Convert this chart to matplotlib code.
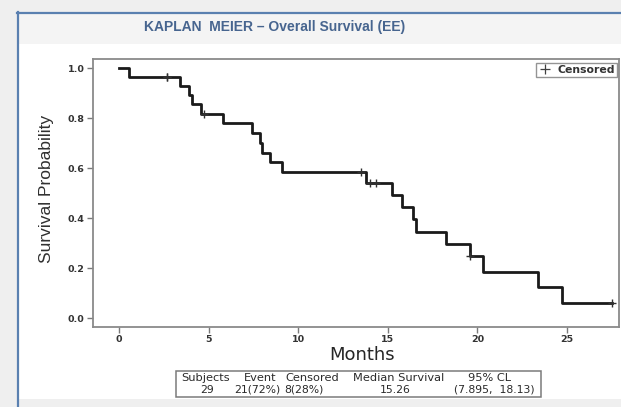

* * *

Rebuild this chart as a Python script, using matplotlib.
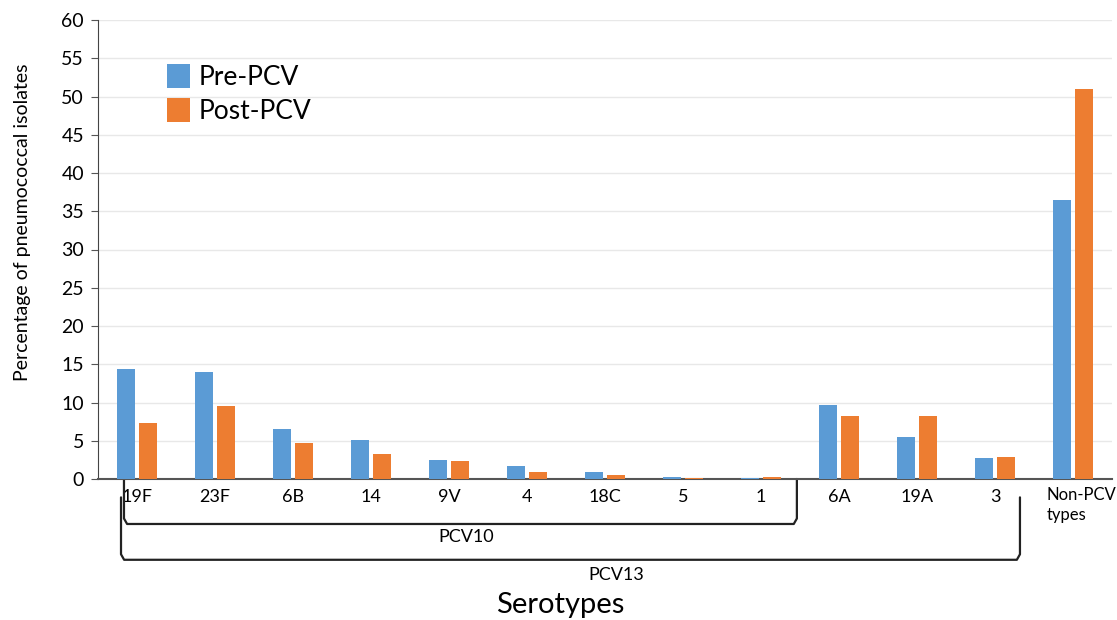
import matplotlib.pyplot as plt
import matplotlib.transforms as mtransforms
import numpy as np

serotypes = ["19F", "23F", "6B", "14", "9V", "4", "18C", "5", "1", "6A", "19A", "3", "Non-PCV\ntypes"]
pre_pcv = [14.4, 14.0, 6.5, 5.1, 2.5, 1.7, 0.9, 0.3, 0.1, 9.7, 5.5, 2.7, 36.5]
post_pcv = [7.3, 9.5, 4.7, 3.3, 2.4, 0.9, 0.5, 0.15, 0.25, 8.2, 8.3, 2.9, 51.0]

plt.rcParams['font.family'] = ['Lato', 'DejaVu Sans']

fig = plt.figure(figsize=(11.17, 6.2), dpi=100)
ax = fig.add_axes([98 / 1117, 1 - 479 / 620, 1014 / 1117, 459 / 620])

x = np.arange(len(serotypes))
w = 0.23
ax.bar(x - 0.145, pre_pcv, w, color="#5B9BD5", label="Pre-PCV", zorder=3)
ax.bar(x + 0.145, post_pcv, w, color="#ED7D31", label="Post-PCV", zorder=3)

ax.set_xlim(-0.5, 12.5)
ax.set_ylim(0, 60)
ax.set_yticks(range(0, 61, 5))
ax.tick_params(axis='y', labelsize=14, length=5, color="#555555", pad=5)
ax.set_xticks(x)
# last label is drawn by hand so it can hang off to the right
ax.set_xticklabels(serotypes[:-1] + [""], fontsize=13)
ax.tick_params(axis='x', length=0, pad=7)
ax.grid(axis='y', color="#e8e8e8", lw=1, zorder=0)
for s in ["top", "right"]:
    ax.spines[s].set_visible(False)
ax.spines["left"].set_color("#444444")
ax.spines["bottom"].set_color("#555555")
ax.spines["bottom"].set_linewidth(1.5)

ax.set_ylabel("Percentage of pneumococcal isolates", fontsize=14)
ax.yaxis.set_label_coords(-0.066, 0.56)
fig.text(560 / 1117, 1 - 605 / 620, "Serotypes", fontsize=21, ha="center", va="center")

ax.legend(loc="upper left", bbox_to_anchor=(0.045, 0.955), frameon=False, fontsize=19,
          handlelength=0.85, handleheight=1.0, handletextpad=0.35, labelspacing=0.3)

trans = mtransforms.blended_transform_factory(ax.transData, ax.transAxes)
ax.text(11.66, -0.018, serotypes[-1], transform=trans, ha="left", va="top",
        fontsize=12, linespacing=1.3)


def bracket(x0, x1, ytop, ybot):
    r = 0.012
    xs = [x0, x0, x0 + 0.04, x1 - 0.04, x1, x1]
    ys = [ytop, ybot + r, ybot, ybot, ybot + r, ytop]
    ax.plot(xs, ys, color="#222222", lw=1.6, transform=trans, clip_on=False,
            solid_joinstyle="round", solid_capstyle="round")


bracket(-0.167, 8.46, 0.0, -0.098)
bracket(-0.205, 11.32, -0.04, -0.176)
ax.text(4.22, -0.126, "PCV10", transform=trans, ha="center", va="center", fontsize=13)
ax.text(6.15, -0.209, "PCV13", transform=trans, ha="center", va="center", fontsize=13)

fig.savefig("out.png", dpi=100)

* * *

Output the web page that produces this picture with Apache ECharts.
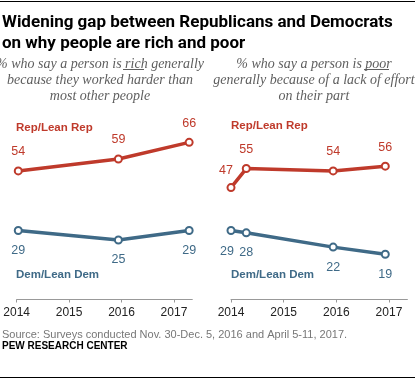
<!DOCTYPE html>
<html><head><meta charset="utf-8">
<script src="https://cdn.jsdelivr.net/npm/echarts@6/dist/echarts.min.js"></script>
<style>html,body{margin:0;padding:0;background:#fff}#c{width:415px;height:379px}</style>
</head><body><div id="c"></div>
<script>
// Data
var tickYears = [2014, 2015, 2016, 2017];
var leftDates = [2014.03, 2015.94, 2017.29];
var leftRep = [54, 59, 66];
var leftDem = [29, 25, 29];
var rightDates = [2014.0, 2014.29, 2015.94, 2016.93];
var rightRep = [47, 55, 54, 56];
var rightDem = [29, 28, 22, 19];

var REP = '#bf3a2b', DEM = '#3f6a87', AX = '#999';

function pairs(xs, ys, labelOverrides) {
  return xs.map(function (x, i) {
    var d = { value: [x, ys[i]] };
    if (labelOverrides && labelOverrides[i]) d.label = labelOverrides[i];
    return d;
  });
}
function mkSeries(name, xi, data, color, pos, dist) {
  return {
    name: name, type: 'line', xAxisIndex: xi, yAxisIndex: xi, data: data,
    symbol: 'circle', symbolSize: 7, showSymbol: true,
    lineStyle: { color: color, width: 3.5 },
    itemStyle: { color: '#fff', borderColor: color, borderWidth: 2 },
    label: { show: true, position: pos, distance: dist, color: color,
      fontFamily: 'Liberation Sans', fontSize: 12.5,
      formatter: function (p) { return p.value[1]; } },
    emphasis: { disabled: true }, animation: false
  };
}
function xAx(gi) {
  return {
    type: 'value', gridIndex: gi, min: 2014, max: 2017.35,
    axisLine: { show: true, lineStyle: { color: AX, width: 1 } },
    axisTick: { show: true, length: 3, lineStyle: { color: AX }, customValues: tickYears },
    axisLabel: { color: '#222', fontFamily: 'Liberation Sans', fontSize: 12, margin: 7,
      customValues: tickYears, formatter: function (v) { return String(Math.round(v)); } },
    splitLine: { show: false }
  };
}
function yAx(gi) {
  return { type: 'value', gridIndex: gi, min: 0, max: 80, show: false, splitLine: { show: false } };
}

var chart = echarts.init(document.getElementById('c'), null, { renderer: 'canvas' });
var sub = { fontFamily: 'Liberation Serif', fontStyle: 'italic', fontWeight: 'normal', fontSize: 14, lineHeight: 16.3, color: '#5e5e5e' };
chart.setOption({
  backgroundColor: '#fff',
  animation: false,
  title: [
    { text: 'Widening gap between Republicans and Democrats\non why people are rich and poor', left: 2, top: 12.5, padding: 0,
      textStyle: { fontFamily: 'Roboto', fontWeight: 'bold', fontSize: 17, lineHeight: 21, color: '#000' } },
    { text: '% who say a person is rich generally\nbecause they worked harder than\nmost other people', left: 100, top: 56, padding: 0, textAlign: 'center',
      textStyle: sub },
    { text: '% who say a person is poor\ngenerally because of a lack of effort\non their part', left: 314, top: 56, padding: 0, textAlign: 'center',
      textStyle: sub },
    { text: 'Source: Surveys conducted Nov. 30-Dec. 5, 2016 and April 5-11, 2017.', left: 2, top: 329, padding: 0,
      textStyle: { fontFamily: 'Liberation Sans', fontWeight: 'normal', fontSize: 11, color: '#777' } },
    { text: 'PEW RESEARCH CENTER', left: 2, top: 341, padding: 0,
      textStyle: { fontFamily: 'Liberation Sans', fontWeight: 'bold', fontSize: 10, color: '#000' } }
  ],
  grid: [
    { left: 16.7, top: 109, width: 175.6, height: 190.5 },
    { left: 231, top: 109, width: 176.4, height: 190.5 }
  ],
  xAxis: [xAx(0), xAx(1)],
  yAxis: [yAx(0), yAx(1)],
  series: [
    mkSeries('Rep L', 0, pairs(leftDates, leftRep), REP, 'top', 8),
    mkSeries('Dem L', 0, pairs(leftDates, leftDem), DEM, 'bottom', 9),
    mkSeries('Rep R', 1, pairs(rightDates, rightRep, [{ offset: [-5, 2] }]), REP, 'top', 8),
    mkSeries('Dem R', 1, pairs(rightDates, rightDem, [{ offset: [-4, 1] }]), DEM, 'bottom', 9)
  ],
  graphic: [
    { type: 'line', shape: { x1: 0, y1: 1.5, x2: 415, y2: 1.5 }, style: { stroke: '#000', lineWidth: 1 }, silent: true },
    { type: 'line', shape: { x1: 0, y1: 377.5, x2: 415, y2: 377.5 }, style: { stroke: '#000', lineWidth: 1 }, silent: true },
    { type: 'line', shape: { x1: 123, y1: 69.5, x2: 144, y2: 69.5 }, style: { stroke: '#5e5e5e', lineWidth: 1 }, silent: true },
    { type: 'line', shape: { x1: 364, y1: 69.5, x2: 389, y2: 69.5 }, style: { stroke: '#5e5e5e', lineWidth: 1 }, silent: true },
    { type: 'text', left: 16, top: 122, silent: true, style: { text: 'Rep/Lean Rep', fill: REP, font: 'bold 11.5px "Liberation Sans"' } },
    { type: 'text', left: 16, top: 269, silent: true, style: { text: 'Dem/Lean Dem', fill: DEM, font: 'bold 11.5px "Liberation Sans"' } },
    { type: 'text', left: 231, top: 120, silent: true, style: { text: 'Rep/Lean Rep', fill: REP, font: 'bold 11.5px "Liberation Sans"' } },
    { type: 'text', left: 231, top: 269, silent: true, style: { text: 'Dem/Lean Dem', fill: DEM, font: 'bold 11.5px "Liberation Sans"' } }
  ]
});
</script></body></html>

* * *

§ What is asked:
Write down exactly what the lines above say, from the line holding "Rebuild this chart" through the line holding "plt.rcParams['font.family'] = ['Lato', 'DejaVu", and nothing more. Do not copy the pictures.

§ Task output:
Rebuild this chart as a Python script, using matplotlib.
import matplotlib.pyplot as plt
import matplotlib.transforms as mtransforms
import numpy as np

serotypes = ["19F", "23F", "6B", "14", "9V", "4", "18C", "5", "1", "6A", "19A", "3", "Non-PCV\ntypes"]
pre_pcv = [14.4, 14.0, 6.5, 5.1, 2.5, 1.7, 0.9, 0.3, 0.1, 9.7, 5.5, 2.7, 36.5]
post_pcv = [7.3, 9.5, 4.7, 3.3, 2.4, 0.9, 0.5, 0.15, 0.25, 8.2, 8.3, 2.9, 51.0]

plt.rcParams['font.family'] = ['Lato', 'DejaVu Sans']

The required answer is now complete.